The great thing about calisthenics is that you can do them anywhere – In your hotel room, your grandma’s basement, your kitchen while you’re cooking or while you’re watching TV. They’re a great way to exercise and stay active all day long.
- When you get up in the morning – Try doing pushups or crunches when you get up to wake your body up and get the blood flowing
- When you’re taking a break from work – Every time you take a break, pick 5 exercises and do each one 10 times. Can’t do them at work? Try these office exercises.
- When you’re doing chores – Add squats every time you pick something up off the floor. Lift the laundry basket over head a few times or do lunges on the way to the laundry room.

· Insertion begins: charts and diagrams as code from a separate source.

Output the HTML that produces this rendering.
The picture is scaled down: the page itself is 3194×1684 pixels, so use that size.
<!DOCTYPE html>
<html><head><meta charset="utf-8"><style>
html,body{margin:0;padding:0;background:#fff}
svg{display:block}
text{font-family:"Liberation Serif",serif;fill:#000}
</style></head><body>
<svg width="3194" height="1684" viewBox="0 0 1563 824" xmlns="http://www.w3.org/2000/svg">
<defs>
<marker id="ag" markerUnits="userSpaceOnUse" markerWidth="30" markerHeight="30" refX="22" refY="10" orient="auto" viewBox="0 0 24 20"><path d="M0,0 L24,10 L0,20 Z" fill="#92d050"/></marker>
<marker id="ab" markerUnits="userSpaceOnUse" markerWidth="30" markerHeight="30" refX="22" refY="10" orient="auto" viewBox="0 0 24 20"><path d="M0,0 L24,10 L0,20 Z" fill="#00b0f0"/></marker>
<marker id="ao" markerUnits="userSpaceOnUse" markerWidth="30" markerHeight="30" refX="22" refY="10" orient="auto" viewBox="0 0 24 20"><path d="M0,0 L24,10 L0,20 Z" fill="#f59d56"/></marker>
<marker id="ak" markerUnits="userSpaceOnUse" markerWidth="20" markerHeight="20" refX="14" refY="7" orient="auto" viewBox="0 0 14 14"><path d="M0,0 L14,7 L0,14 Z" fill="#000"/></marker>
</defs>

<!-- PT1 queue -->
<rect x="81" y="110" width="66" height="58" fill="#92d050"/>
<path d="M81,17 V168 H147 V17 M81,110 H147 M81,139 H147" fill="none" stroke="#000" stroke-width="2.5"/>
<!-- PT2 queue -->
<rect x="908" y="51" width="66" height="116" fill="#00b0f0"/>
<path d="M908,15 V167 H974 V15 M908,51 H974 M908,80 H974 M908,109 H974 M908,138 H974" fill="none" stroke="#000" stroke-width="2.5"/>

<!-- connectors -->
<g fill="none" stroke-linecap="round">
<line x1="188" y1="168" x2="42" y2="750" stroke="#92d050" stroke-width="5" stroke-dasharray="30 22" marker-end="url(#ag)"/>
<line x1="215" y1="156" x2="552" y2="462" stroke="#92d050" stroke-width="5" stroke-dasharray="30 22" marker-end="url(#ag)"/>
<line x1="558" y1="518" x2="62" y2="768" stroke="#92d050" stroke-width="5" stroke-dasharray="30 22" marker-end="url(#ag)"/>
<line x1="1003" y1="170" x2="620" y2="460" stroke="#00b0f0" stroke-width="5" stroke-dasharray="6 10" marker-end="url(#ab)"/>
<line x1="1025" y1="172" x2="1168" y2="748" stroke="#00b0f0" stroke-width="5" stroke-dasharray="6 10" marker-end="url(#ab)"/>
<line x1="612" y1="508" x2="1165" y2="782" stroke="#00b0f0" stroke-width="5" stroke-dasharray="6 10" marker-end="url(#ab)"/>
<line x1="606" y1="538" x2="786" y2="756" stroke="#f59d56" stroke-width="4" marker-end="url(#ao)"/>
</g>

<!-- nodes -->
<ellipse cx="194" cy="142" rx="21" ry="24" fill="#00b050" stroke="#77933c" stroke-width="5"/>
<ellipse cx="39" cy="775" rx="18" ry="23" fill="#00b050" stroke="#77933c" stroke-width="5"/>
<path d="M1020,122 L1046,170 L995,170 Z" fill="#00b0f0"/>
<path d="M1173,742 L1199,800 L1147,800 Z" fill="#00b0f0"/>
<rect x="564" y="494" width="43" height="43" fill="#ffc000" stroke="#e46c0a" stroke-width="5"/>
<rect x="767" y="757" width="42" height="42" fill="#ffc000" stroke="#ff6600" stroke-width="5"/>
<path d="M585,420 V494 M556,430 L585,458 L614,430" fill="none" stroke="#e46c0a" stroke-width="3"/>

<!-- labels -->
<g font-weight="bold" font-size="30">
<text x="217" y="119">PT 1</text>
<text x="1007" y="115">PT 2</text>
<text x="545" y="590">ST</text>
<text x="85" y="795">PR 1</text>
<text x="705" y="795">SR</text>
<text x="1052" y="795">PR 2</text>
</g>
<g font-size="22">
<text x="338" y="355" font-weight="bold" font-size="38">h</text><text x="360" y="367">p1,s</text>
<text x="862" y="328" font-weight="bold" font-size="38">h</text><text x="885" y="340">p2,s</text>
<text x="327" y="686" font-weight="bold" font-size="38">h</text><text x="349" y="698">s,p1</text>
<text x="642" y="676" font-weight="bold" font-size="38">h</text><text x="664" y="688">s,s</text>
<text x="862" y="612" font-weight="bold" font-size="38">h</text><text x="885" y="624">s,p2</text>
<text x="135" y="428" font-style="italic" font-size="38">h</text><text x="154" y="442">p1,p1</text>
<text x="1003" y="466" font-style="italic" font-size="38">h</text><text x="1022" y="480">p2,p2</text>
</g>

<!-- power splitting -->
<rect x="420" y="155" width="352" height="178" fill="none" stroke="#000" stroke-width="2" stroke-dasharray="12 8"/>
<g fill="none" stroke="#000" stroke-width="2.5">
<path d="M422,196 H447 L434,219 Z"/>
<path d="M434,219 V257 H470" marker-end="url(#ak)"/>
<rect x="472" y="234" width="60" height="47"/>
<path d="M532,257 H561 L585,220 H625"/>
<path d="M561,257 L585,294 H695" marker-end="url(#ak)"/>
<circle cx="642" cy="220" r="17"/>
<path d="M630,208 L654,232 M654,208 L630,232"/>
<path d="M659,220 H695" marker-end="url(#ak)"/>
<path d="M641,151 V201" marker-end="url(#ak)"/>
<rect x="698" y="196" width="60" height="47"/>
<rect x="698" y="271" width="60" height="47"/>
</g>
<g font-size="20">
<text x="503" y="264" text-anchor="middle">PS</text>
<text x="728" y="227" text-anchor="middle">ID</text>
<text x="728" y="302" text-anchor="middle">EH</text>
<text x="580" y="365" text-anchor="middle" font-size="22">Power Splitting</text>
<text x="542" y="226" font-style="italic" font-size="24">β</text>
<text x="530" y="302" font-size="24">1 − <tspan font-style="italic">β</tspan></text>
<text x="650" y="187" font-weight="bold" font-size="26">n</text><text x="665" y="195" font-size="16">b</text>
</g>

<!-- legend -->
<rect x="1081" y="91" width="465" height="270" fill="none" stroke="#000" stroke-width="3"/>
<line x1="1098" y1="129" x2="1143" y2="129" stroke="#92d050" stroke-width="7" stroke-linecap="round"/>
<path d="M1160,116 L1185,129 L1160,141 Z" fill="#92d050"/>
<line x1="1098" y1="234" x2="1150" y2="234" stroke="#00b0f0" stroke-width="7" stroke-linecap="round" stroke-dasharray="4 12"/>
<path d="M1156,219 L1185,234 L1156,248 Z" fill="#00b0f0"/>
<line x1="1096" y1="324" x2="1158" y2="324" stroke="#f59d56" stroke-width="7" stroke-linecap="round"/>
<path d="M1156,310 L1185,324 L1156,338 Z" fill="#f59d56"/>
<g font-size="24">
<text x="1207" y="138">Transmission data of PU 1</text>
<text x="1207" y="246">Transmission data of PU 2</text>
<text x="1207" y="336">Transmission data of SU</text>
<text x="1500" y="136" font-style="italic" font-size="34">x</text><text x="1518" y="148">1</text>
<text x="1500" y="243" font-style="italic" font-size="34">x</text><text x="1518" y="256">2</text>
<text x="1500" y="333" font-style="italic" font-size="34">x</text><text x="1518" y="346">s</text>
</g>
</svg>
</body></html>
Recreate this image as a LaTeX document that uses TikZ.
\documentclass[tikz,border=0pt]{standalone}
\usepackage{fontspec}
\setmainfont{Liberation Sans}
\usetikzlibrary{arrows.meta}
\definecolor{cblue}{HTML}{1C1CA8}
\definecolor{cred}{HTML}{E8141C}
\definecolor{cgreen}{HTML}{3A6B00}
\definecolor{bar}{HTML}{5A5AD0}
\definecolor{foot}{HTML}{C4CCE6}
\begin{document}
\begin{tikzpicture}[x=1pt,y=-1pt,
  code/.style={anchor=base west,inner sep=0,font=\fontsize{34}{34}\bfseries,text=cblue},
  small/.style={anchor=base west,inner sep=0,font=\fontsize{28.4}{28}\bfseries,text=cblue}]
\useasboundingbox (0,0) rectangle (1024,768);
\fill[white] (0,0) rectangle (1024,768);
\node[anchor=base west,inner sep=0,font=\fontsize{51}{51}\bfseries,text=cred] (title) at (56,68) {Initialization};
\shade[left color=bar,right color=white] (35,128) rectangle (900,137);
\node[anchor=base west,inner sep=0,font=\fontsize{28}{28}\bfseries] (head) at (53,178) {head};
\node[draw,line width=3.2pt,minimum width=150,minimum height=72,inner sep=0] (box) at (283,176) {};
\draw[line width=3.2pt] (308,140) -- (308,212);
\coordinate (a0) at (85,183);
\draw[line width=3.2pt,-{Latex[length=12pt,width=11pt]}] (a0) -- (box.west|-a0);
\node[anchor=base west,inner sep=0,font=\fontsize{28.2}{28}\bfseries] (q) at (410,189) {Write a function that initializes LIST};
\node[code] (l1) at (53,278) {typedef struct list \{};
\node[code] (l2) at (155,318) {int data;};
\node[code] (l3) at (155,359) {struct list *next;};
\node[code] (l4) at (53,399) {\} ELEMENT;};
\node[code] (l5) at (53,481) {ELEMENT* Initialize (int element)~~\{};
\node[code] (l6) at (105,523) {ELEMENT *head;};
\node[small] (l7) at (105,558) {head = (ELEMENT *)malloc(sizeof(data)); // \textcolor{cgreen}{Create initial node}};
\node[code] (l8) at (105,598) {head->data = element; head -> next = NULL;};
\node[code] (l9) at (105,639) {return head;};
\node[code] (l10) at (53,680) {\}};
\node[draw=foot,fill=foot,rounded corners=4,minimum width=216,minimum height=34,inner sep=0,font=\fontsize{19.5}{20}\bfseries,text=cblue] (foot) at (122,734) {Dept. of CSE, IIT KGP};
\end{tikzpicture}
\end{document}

- While you’re making dinner – Waiting for water to boil? See how many squats you can do. While waiting for the chicken to bake, do a circuit – Pushups, squats, lunges, dips, jumping jacks and a plank. Do each one for 10-15 reps (hold the plank for as long as you can) and then see how many rounds you can do.
- While watching TV – Instead of zoning out while you’re watching TV, get down on the floor for some pushups or crunches. See how many dips you can do off the couch. Challenge your spouse to a pushup competition.
You can also create an entire workout out of calisthenic exercises. Take the exercises listed above and do each one for 10-5 reps, one after the other without resting (if you can). When you get to the end, see if you can do it all again for a tough, total body workout.